— start —

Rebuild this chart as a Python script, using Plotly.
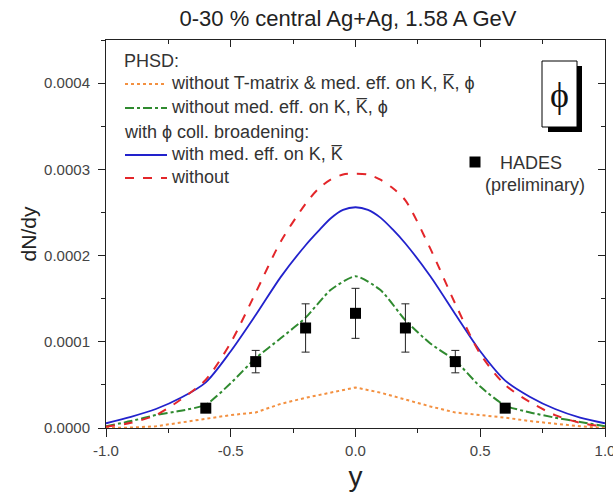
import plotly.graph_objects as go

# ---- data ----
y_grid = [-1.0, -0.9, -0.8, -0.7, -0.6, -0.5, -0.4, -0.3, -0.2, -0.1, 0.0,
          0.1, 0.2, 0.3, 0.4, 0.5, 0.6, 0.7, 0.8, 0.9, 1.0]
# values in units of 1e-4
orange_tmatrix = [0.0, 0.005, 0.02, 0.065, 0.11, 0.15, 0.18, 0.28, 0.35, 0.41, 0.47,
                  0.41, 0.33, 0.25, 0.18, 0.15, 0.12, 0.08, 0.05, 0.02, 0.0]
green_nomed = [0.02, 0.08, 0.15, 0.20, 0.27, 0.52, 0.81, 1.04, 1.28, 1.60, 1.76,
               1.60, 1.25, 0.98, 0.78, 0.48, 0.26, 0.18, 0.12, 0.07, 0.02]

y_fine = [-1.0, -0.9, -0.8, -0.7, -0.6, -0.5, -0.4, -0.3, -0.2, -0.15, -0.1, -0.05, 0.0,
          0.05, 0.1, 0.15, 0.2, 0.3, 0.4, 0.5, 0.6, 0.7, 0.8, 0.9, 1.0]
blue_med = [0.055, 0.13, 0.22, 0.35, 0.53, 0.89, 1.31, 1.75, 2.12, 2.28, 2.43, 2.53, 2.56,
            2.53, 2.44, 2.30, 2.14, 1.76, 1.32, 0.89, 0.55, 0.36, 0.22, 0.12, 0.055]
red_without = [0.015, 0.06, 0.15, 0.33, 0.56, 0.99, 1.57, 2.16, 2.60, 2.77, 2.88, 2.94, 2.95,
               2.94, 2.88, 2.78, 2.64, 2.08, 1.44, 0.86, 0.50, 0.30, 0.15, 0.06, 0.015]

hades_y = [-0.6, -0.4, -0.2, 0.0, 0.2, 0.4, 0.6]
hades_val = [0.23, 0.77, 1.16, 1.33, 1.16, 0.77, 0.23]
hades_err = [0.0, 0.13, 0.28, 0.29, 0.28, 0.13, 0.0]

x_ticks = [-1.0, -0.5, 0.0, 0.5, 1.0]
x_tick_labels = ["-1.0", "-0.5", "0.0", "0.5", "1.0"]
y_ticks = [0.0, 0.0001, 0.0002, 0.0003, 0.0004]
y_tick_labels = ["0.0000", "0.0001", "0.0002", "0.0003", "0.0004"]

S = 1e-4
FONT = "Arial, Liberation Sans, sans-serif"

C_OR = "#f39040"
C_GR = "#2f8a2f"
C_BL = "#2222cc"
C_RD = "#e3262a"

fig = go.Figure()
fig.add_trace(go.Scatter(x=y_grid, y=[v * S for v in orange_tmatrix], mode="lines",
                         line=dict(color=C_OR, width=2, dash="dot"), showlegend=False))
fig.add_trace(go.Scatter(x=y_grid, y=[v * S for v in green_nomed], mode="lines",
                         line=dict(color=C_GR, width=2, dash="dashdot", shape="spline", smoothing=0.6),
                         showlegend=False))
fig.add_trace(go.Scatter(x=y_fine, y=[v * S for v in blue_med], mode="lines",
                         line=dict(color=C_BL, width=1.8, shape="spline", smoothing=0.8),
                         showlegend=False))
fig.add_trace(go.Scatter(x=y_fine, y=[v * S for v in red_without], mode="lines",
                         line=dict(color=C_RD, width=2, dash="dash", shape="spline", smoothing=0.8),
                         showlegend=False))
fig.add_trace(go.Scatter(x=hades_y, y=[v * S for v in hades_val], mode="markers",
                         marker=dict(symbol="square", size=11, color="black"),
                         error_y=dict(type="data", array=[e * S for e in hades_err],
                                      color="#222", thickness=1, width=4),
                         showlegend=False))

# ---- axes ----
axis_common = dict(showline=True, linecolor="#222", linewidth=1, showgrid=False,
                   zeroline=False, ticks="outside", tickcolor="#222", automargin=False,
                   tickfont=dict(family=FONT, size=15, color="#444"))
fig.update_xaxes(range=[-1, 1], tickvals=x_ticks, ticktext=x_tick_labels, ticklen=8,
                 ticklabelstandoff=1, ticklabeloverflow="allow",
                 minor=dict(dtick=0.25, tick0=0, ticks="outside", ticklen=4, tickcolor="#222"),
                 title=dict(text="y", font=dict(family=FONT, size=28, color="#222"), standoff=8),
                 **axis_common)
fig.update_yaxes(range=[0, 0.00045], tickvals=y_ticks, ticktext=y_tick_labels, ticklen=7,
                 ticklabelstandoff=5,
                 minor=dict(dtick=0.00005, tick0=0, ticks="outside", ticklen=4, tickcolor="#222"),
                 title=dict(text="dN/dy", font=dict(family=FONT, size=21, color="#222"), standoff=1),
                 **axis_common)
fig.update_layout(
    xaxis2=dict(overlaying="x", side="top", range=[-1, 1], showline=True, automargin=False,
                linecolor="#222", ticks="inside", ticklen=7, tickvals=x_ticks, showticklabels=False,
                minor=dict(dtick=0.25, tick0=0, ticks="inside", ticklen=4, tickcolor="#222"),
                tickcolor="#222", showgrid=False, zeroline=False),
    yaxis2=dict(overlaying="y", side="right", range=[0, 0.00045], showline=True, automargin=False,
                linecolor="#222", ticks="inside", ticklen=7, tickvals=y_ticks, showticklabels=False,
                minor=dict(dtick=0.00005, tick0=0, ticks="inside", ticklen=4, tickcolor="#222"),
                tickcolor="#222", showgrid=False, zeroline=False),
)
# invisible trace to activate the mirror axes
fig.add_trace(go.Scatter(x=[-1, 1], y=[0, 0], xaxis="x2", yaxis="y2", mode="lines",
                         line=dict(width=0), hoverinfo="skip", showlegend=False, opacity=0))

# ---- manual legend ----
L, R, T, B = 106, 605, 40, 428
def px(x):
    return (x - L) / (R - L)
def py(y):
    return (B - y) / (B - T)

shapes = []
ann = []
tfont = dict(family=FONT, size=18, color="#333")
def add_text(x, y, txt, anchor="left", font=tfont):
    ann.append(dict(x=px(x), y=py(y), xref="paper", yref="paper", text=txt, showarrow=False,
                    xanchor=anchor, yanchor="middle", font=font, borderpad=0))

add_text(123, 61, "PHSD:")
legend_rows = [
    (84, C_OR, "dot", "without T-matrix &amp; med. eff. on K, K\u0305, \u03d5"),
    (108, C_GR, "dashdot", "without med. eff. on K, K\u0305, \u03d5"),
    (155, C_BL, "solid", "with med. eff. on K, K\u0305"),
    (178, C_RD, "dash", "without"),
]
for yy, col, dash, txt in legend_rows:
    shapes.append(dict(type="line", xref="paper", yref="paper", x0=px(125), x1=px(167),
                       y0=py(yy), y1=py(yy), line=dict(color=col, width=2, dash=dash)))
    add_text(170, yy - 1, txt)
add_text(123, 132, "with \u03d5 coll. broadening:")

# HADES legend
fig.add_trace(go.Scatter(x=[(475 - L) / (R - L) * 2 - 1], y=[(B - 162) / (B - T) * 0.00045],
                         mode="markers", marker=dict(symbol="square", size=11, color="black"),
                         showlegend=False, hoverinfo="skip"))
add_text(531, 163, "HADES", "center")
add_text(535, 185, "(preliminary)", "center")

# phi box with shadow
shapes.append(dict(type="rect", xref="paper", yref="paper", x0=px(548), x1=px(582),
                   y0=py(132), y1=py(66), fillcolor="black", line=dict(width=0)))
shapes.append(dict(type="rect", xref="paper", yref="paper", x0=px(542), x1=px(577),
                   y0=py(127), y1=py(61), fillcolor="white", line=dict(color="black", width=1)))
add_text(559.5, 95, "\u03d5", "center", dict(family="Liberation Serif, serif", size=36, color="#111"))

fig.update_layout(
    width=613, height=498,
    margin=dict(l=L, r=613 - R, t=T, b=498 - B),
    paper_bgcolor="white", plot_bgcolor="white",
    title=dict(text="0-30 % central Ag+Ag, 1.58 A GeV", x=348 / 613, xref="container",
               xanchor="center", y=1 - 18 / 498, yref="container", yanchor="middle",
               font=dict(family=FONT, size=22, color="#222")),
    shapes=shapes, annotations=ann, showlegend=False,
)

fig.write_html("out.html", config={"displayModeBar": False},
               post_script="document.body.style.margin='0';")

— end —

→ Set task
Repeat the listing above exactly from its first line to the line containing "import plotly.graph_objects as go", both included, and omit the pictures.

→ Output
Rebuild this chart as a Python script, using Plotly.
import plotly.graph_objects as go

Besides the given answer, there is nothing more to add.